I watched the Obama inauguration today with much interest and excitement. It is amazing to think that it was the most watched event in television history. It's one of those events that will rank right up there in my memory with the JFK assassination (I was in Grade 4), the RFK and MLK assassinations (Grade 9), Neil Armstrong first walking on the moon (my first day of music camp after Grade 10) and the terrorist attack on the World Trade Centre twin towers on September 11, 2001.

At the same time, our plumber, Ben Huston, was installing a new pressure valve in our main bathroom shower.

Please excuse the 80s celadon tile and tub colour. When we win the lottery, we'll demolish both second floor bathrooms and update them very stylishly.

Last week Skip called Ben to come and see if he could find the source of a very small leak which has caused minor damage to the ceiling of the front hall below over the past 12 1/2 years of our occupancy in this house. An 18" x 18" hole was cut in the ceiling exposing the trap but no leak was found.

I finally posed the suggestion that it was water getting through the workings of the shower tap. Sure enough, that was the problem. I guess after 26 years, the caulking and seal had worn out. While Ben was there we asked for an estimate on getting the pressure valve installed. We have occasionally been the originators and recipients of blood-curdling screams when the toilet gets flushed while one of us is showering. So today was installation day.

During the inauguration, I spent some time puttering in my office starting to pack up yarn and stitchery that I'll be taking to Texas. I found this book which was my source of technical information about knitting and crochet for many years before the Internet came into my life.

This revised edition is copyrighted 1957 by Coats and Clark and cost 29 cents.

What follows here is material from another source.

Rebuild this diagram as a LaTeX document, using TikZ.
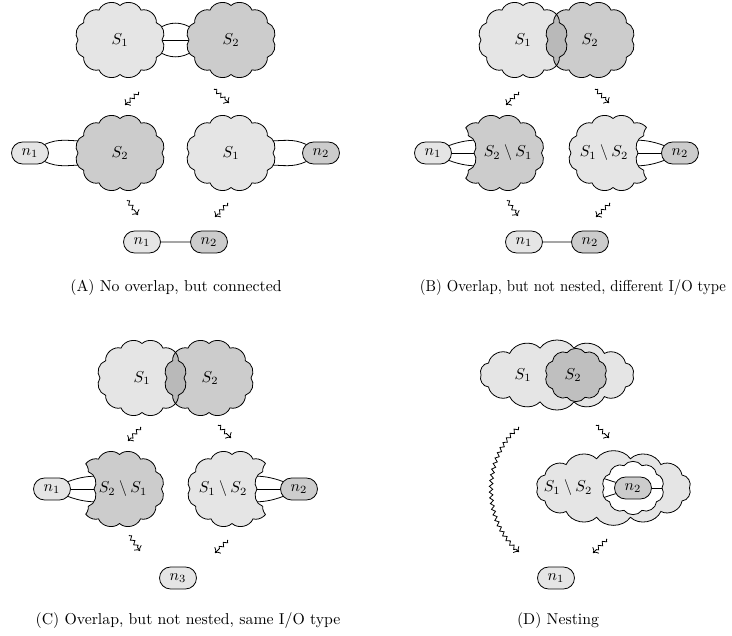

There is a lot of information packed into this 67 page booklet - the basics of Crochet, Knitting, Tatting and Embroidery. Also included are several patterns including a very fetching Rib Stitch Hat, a Classic Pullover and Cardigan,


Anklets (modelled in penny loafers),

and a children's Cable Stitch Sweater.

I was particularly interested at the sizing for the Classic Pullover and Cardigan.

The size 10 cardigan is for someone with a 30 inch bust (a person whom I would refer to as 'a stick'). The largest size (16) is for someone with a 36 inch bust. It really demonstrates how clothing manufacturers have altered the numbers for clothes sizing over the years. I would venture to guess that nowadays any woman with a 36" bust would be horrified to think that she was size 16.

There are also detailed explanations for Weaving (what we would call Kitchener stitch today) and "Knit One Stitch In The Row Below" which is the subject of one of the newest XRX books.